• YOUR OBJECTIVE: Leave out the pictures and print only the lines from the one with "Reproduce this chart with matplotlib." through the one with "handlelength=1.0, borderpad=0, markerscale=1.05)", exactly as they are.

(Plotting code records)
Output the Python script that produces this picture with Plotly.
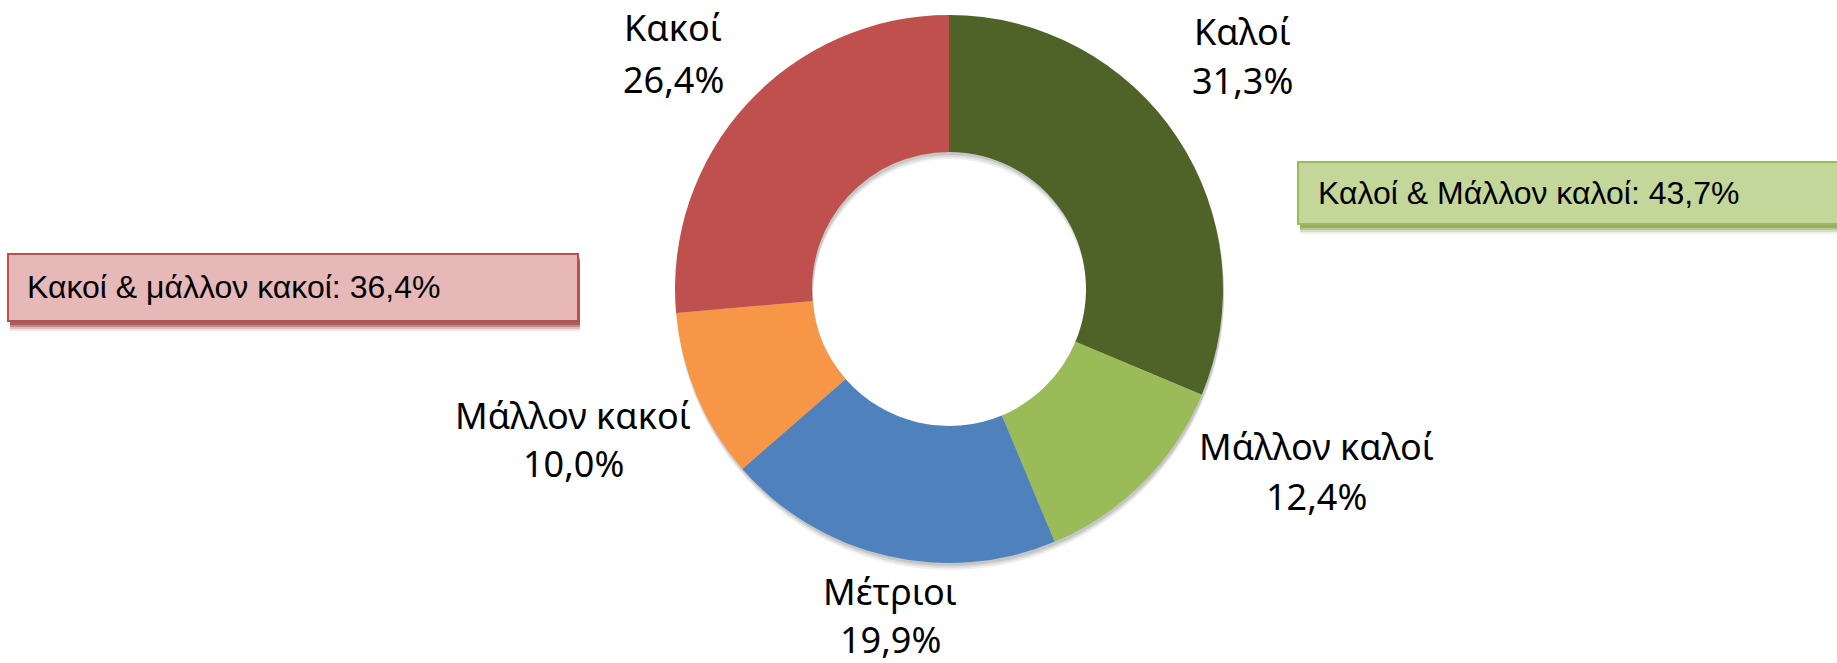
import plotly.graph_objects as go

W, H = 1837, 663

# ---- data ----
categories = ["Καλοί", "Μάλλον καλοί", "Μέτριοι", "Μάλλον κακοί", "Κακοί"]
values = [31.3, 12.4, 19.9, 10.0, 26.4]
colors = ["#4F6228", "#9BBB59", "#4F81BD", "#F79646", "#C0504D"]
group_good_label = "Καλοί & Μάλλον καλοί"
group_bad_label = "Κακοί & μάλλον κακοί"
group_good_value = 43.7
group_bad_value = 36.4


def fmt(v):
    return f"{v:.1f}".replace(".", ",") + "%"


def px(x):
    return x / W


def py(y):
    return 1 - y / H


# ---- layout geometry (pixels) ----
cx, cy, R = 949, 289, 274
label_pos = [  # (center x, name y, pct y)
    (1242, 31, 80),
    (1316, 446, 496),
    (890, 591, 639),
    (573, 415, 464),
    (673, 28, 79),
]

fig = go.Figure()

# soft drop shadow of the donut
for off, a in [(7, 0.06), (5, 0.08), (3, 0.10)]:
    fig.add_trace(go.Pie(
        values=[1], labels=["shadow"], hole=0.5, sort=False,
        marker=dict(colors=[f"rgba(0,0,0,{a})"], line=dict(width=0)),
        textinfo="none", hoverinfo="skip", showlegend=False,
        domain=dict(x=[px(cx - R + 1), px(cx + R + 1)],
                    y=[py(cy + R + off), py(cy - R + off)]),
    ))

fig.add_trace(go.Pie(
    labels=categories, values=values, hole=0.5, sort=False,
    direction="clockwise", rotation=0,
    marker=dict(colors=colors, line=dict(width=0)),
    textinfo="none", showlegend=False,
    domain=dict(x=[px(cx - R), px(cx + R)], y=[py(cy + R), py(cy - R)]),
))

label_font = dict(family="Noto Sans, Lato, sans-serif", size=36, color="#000000")
annotations = []
for cat, v, (lx, ny, vy) in zip(categories, values, label_pos):
    annotations.append(dict(x=px(lx), y=py(ny), xref="paper", yref="paper",
                            text=cat, showarrow=False, font=label_font,
                            xanchor="center", yanchor="middle"))
    annotations.append(dict(x=px(lx), y=py(vy), xref="paper", yref="paper",
                            text=fmt(v), showarrow=False, font=label_font,
                            xanchor="center", yanchor="middle"))

shapes = []


def callout(x0, y0, x1, y1, fill, border, shadow_rgb):
    for off, a in [(10, 0.12), (8, 0.22), (6, 0.35), (4, 0.5)]:
        shapes.append(dict(type="rect", xref="paper", yref="paper",
                           x0=px(x0 + 2), x1=px(x1 + 2), y0=py(y1 + off), y1=py(y0 + off),
                           fillcolor=f"rgba({shadow_rgb},{a})", line=dict(width=0),
                           layer="below"))
    shapes.append(dict(type="rect", xref="paper", yref="paper",
                       x0=px(x0), x1=px(x1), y0=py(y1), y1=py(y0),
                       fillcolor=fill, line=dict(color=border, width=2),
                       layer="below"))


callout(8, 254, 578, 321, "#E6B9B8", "#B9504D", "140,50,50")
callout(1298, 162, 1850, 224, "#C4D79B", "#9BBB59", "120,150,60")

box_font = dict(family="Liberation Sans, Arial, sans-serif", size=32, color="#000000")
annotations.append(dict(x=px(25), y=py(287), xref="paper", yref="paper",
                        text=f"{group_bad_label}: {fmt(group_bad_value)}",
                        showarrow=False, font=box_font, xanchor="left", yanchor="middle"))
annotations.append(dict(x=px(1316), y=py(193), xref="paper", yref="paper",
                        text=f"{group_good_label}: {fmt(group_good_value)}",
                        showarrow=False, font=box_font, xanchor="left", yanchor="middle"))

fig.update_layout(
    width=W, height=H,
    margin=dict(l=0, r=0, t=0, b=0),
    paper_bgcolor="white", plot_bgcolor="white",
    annotations=annotations, shapes=shapes,
    showlegend=False,
)

fig.write_html(
    "out.html",
    config={"displayModeBar": False},
    post_script="document.body.style.margin='0';document.body.style.padding='0';",
)
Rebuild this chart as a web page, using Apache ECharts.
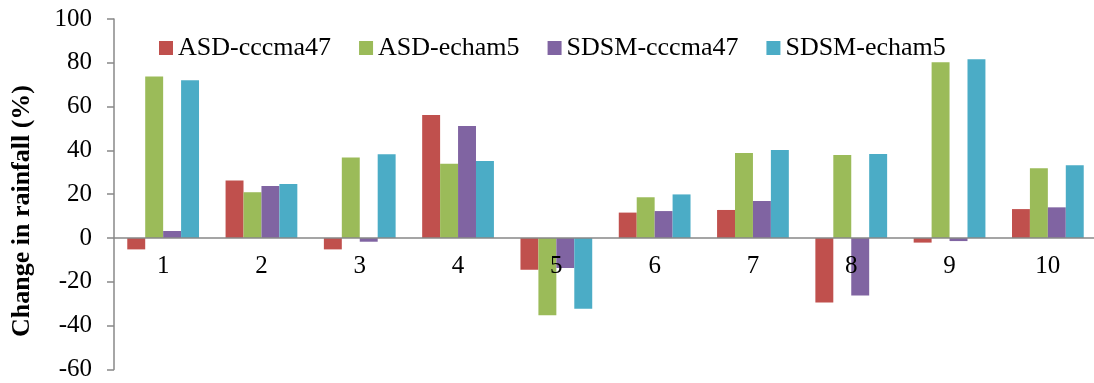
<!DOCTYPE html>
<html>
<head>
<meta charset="utf-8">
<script src="https://cdn.jsdelivr.net/npm/echarts@6/dist/echarts.min.js"></script>
<style>
  html, body { margin: 0; padding: 0; background: #fff; }
  #chart { width: 1094px; height: 383px; }
</style>
</head>
<body>
<div id="chart"></div>
<script>
// Rainfall change (%) per station for each downscaling method / GCM
const categories = ['1', '2', '3', '4', '5', '6', '7', '8', '9', '10'];
const seriesNames = ['ASD-cccma47', 'ASD-echam5', 'SDSM-cccma47', 'SDSM-echam5'];
const asdCccma47  = [-5.2, 26.3, -5.2, 56.2, -14.5, 11.6, 12.8, -29.5, -2.1, 13.2];
const asdEcham5   = [73.8, 20.9, 36.8, 33.9, -35.3, 18.6, 38.8, 37.9, 80.2, 31.8];
const sdsmCccma47 = [3.2, 23.7, -1.7, 51.1, -13.7, 12.3, 16.9, -26.2, -1.4, 14.0];
const sdsmEcham5  = [72.0, 24.7, 38.2, 35.2, -32.3, 19.9, 40.2, 38.4, 81.6, 33.2];
const yTicks = { min: -60, max: 100, interval: 20 };
const colors = ['#C0504D', '#9BBB59', '#8064A2', '#4BACC6'];

const serif = "'Liberation Serif', 'Times New Roman', serif";
const values = [asdCccma47, asdEcham5, sdsmCccma47, sdsmEcham5];

const plotHeight = 350.4;
// lift the category axis (line, ticks, labels) up to the zero line
const zeroOffset = -plotHeight * (0 - yTicks.min) / (yTicks.max - yTicks.min);

const chart = echarts.init(document.getElementById('chart'));
chart.setOption({
  animation: false,
  color: colors,
  textStyle: { fontFamily: serif },
  grid: { left: 114, top: 19, width: 983, height: plotHeight, outerBoundsMode: 'none', containLabel: false },
  legend: {
    data: seriesNames,
    left: 154,
    top: 30,
    icon: 'rect',
    itemWidth: 14,
    itemHeight: 14,
    itemGap: 28,
    textStyle: { fontFamily: serif, fontSize: 26, color: '#000' }
  },
  graphic: [{
    type: 'text',
    x: 22,
    y: 211,
    rotation: Math.PI / 2,
    style: {
      text: 'Change in rainfall (%)',
      font: "bold 26px 'Liberation Serif', 'Times New Roman', serif",
      fill: '#000',
      align: 'center',
      verticalAlign: 'middle'
    }
  }],
  xAxis: {
    type: 'category',
    data: categories,
    position: 'bottom',
    offset: zeroOffset,
    z: 5,
    axisLine: { onZero: false, lineStyle: { color: '#888', width: 1.5 } },
    axisTick: { length: 5, lineStyle: { color: '#888', width: 1.5 } },
    axisLabel: { fontFamily: serif, fontSize: 25, color: '#000', margin: 16 },
    splitLine: { show: false }
  },
  yAxis: {
    type: 'value',
    min: yTicks.min,
    max: yTicks.max,
    interval: yTicks.interval,
    axisLine: { show: true, lineStyle: { color: '#888', width: 1.5 } },
    axisTick: { show: true, length: 7, lineStyle: { color: '#888', width: 1.5 } },
    axisLabel: { fontFamily: serif, fontSize: 25, color: '#000', margin: 22 },
    splitLine: { show: false }
  },
  series: seriesNames.map((name, i) => ({
    name: name,
    type: 'bar',
    data: values[i],
    barGap: '0%',
    barCategoryGap: '27%',
    itemStyle: { color: colors[i] }
  }))
});
</script>
</body>
</html>
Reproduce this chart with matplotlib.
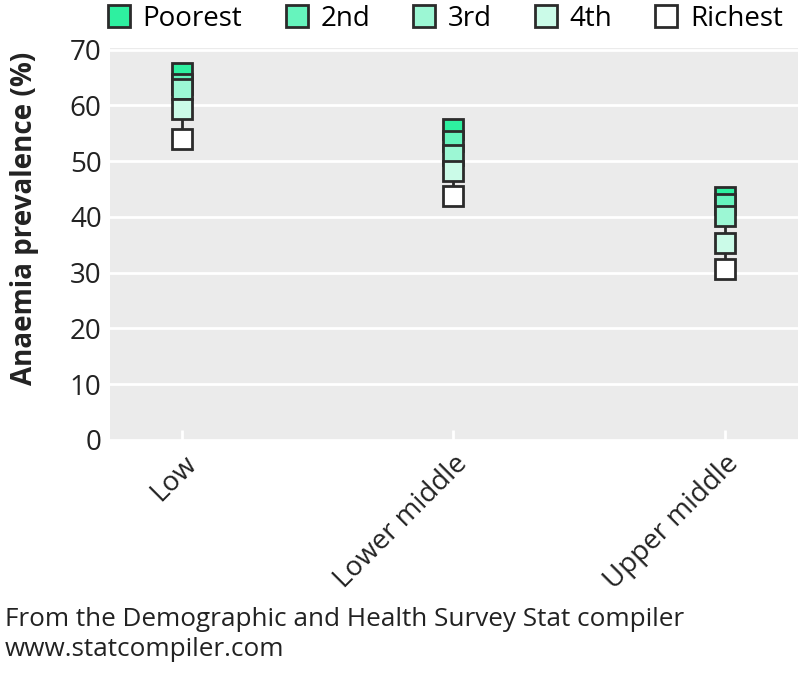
import matplotlib.pyplot as plt

# Anaemia prevalence by income group and wealth quintile
income_groups = ['Low', 'Lower middle', 'Upper middle']
quintiles = ['Poorest', '2nd', '3rd', '4th', 'Richest']
poorest = [65.8, 55.7, 43.5]
second = [63.9, 53.6, 42.4]
third = [63.0, 51.1, 40.2]
fourth = [59.4, 48.3, 35.4]
richest = [54.0, 43.8, 30.7]
colors = ['#2ef0a0', '#66f4bd', '#9cf7d4', '#cbfbe8', '#ffffff']

plt.rcParams['font.family'] = ['Open Sans', 'DejaVu Sans']

W, H = 798, 698
fig = plt.figure(figsize=(W / 100, H / 100), dpi=100)
# panel box in pixels: left 110, right 798, top 48, bottom 440
ax = fig.add_axes([110 / W, 1 - 440 / H, (798 - 110) / W, (440 - 48) / H])
ax.set_facecolor('#ebebeb')
for s in ax.spines.values():
    s.set_visible(False)

x = [1, 2, 3]
series = [poorest, second, third, fourth, richest]

# connecting line from richest to poorest
for i, xi in enumerate(x):
    ax.plot([xi, xi], [richest[i], poorest[i]], color='#2b2b2b', lw=2, zorder=2)

for k, (name, vals) in enumerate(zip(quintiles, series)):
    ax.plot(x, vals, linestyle='none', marker='s', markersize=14.5,
            markerfacecolor=colors[k], markeredgecolor='#2b2b2b',
            markeredgewidth=2, label=name, zorder=3 + k)

ax.set_xlim(0.734, 3.27)
ax.set_ylim(0, 70.3)
ax.set_yticks(range(0, 71, 10))
ax.set_xticks(x)
ax.set_xticklabels(income_groups, rotation=45, ha='right', va='top',
                   rotation_mode='anchor', fontsize=20, color='#222222')
ax.tick_params(axis='y', labelsize=20, labelcolor='#222222', length=0, pad=6)
ax.tick_params(axis='x', direction='in', length=7, width=2, color='white', pad=7)
ax.grid(axis='y', color='white', lw=2)
ax.set_axisbelow(True)

fig.text(25 / W, 1 - 218 / H, 'Anaemia prevalence (%)', rotation=90,
         fontsize=20, fontweight='bold', ha='center', va='center', color='#222222')

handles, labels = ax.get_legend_handles_labels()
fig.legend(handles, labels, loc='center', bbox_to_anchor=(444 / W, 1 - 19 / H),
           ncol=5, frameon=False, fontsize=20, handletextpad=0.35,
           columnspacing=1.45, handlelength=1.0, borderpad=0, markerscale=1.05)

fig.text(5 / W, 1 - 620 / H, 'From the Demographic and Health Survey Stat compiler',
         fontsize=18.8, ha='left', va='center', color='#222222')
fig.text(5 / W, 1 - 650 / H, 'www.statcompiler.com',
         fontsize=18.8, ha='left', va='center', color='#222222')

fig.savefig('out.png', dpi=100)
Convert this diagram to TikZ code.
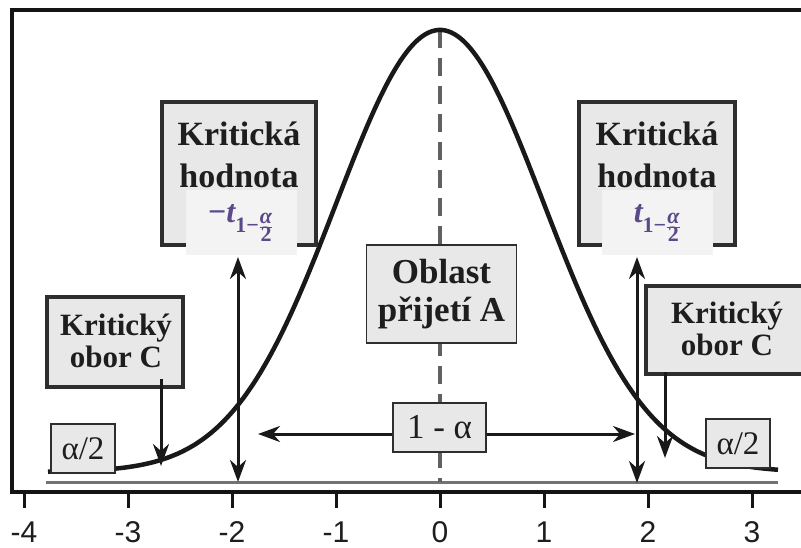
\documentclass[tikz,border=0pt]{standalone}
\usepackage{fontspec}
\setmainfont{Liberation Serif}
\setsansfont{Liberation Sans}
\usetikzlibrary{arrows.meta}
\definecolor{boxfill}{HTML}{E8E8E8}
\definecolor{labfill}{HTML}{F3F3F3}
\definecolor{mathpurple}{HTML}{5B4A8A}
\definecolor{framegray}{HTML}{2E2E2E}
\definecolor{textdark}{HTML}{1E1E1E}
\newcommand{\subfs}{\fontsize{22}{22}\selectfont\bfseries}
\newcommand{\critlab}[1]{$\hbox{\fontsize{32}{32}\selectfont\bfseries #1\itshape t}_{\hbox{\subfs 1−}{\hbox{\subfs\itshape α}\over\hbox{\subfs 2}}}$}
\begin{document}
\begin{tikzpicture}[x=1pt,y=-1pt,
  axisline/.style={line width=3.5pt, black!92, line join=miter},
  tickmark/.style={line width=3pt, black!92},
  ticklabel/.style={font=\sffamily\fontsize{30}{30}\selectfont, anchor=base, inner sep=0pt, text=textdark},
  density/.style={line width=4.5pt, black!90, line join=round},
  zeroline/.style={line width=3pt, black!55},
  midline/.style={line width=3.5pt, black!62, dash pattern=on 18pt off 10pt},
  bigbox/.style={draw=framegray, line width=4pt, fill=boxfill, inner sep=0pt},
  bigtext/.style={font=\fontsize{34}{42}\selectfont\bfseries, align=center, text=textdark, inner sep=0pt},
  midtext/.style={font=\fontsize{31}{32}\selectfont\bfseries, align=center, text=textdark, inner sep=0pt},
  labbox/.style={fill=labfill, inner sep=0pt, minimum width=111pt, minimum height=65pt, text=mathpurple, font=\fontsize{28}{28}\selectfont},
  thinbox/.style={draw=framegray, line width=1.5pt, fill=boxfill, inner sep=0pt, text=textdark},
  smalltext/.style={font=\fontsize{33}{33}\selectfont},
  arr/.style={line width=3pt, black!90, -{Stealth[length=22pt,width=16pt,inset=7pt]}},
  darr/.style={line width=3pt, black!90, {Stealth[length=22pt,width=16pt,inset=7pt]}-{Stealth[length=22pt,width=16pt,inset=7pt]}}
]
\useasboundingbox (0,0) rectangle (801,548);
\fill[white] (0,0) rectangle (801,548);

% frame and axis
\draw[axisline] (801,10) -- (12,10) -- (12,492) -- (801,492);
\foreach \v in {-4,...,3}{
  \draw[tickmark] ({440+104*\v},492) -- ({440+104*\v},508);
  \node[ticklabel] (tick\v) at ({440+104*\v},542) {\v};
}

% zero level line and centre line
\draw[zeroline] (46,482) -- (778,482);
\draw[midline] (440,30) -- (440,482);

% density curve
\draw[density] plot[domain=48:778, samples=220, smooth] (\x, {472-442*exp(-0.5*((\x-440)/104)^2)});

% critical value boxes
\node[bigbox, minimum width=154pt, minimum height=143pt] (kvl) at (239,173.5) {};
\node[bigtext] (kvlt) at (239,155) {Kritická\\hodnota};
\node[labbox] (tl) at (241,223) {\critlab{−}};

\node[bigbox, minimum width=156pt, minimum height=143pt] (kvr) at (657,173.5) {};
\node[bigtext] (kvrt) at (657,155) {Kritická\\hodnota};
\node[labbox] (tr) at (657.5,223) {\critlab{}};

% critical region boxes
\node[bigbox, minimum width=136pt, minimum height=90pt] (ocl) at (115,342) {};
\node[midtext] (oclt) at (116,341) {Kritický\\obor C};
\node[bigbox, minimum width=170pt, minimum height=88pt] (ocr) at (731,330) {};
\node[midtext] (ocrt) at (727,329) {Kritický\\obor C};

% acceptance region
\node[thinbox, minimum width=150pt, minimum height=98pt, font=\fontsize{35}{38}\selectfont\bfseries, align=center] (acc) at (441.5,294) {Oblast\\přijetí A};

% alpha boxes
\node[thinbox, smalltext, minimum width=64pt, minimum height=49pt] (al) at (83,448.5) {α/2};
\node[thinbox, smalltext, minimum width=64pt, minimum height=49pt] (ar) at (738,443.5) {α/2};
\node[thinbox, font=\fontsize{35}{35}\selectfont, minimum width=93pt, minimum height=49pt] (oma) at (439.5,427.5) {1 - α};

% arrows
\coordinate (tlb) at (238,257);
\coordinate (tlz) at (238,482);
\coordinate (trb) at (637,257);
\coordinate (trz) at (637,483);
\coordinate (hl) at (258,434);
\coordinate (hr) at (635,434);
\coordinate (ocls) at (161,379);
\coordinate (ocle) at (161,466);
\coordinate (ocrs) at (665,372);
\coordinate (ocre) at (665,458);

\draw[darr] (tlb) -- (tlz);
\draw[darr] (trb) -- (trz);
\draw[arr] (oma.west |- hl) -- (hl);
\draw[arr] (oma.east |- hr) -- (hr);
\draw[arr] (ocls) -- (ocle);
\draw[arr] (ocrs) -- (ocre);
\end{tikzpicture}
\end{document}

• ANSWER TO THE EXERCISE:
Reproduce this chart with matplotlib.
import matplotlib.pyplot as plt

# Anaemia prevalence by income group and wealth quintile
income_groups = ['Low', 'Lower middle', 'Upper middle']
quintiles = ['Poorest', '2nd', '3rd', '4th', 'Richest']
poorest = [65.8, 55.7, 43.5]
second = [63.9, 53.6, 42.4]
third = [63.0, 51.1, 40.2]
fourth = [59.4, 48.3, 35.4]
richest = [54.0, 43.8, 30.7]
colors = ['#2ef0a0', '#66f4bd', '#9cf7d4', '#cbfbe8', '#ffffff']

plt.rcParams['font.family'] = ['Open Sans', 'DejaVu Sans']

W, H = 798, 698
fig = plt.figure(figsize=(W / 100, H / 100), dpi=100)
# panel box in pixels: left 110, right 798, top 48, bottom 440
ax = fig.add_axes([110 / W, 1 - 440 / H, (798 - 110) / W, (440 - 48) / H])
ax.set_facecolor('#ebebeb')
for s in ax.spines.values():
    s.set_visible(False)

x = [1, 2, 3]
series = [poorest, second, third, fourth, richest]

# connecting line from richest to poorest
for i, xi in enumerate(x):
    ax.plot([xi, xi], [richest[i], poorest[i]], color='#2b2b2b', lw=2, zorder=2)

for k, (name, vals) in enumerate(zip(quintiles, series)):
    ax.plot(x, vals, linestyle='none', marker='s', markersize=14.5,
            markerfacecolor=colors[k], markeredgecolor='#2b2b2b',
            markeredgewidth=2, label=name, zorder=3 + k)

ax.set_xlim(0.734, 3.27)
ax.set_ylim(0, 70.3)
ax.set_yticks(range(0, 71, 10))
ax.set_xticks(x)
ax.set_xticklabels(income_groups, rotation=45, ha='right', va='top',
                   rotation_mode='anchor', fontsize=20, color='#222222')
ax.tick_params(axis='y', labelsize=20, labelcolor='#222222', length=0, pad=6)
ax.tick_params(axis='x', direction='in', length=7, width=2, color='white', pad=7)
ax.grid(axis='y', color='white', lw=2)
ax.set_axisbelow(True)

fig.text(25 / W, 1 - 218 / H, 'Anaemia prevalence (%)', rotation=90,
         fontsize=20, fontweight='bold', ha='center', va='center', color='#222222')

handles, labels = ax.get_legend_handles_labels()
fig.legend(handles, labels, loc='center', bbox_to_anchor=(444 / W, 1 - 19 / H),
           ncol=5, frameon=False, fontsize=20, handletextpad=0.35,
           columnspacing=1.45, handlelength=1.0, borderpad=0, markerscale=1.05)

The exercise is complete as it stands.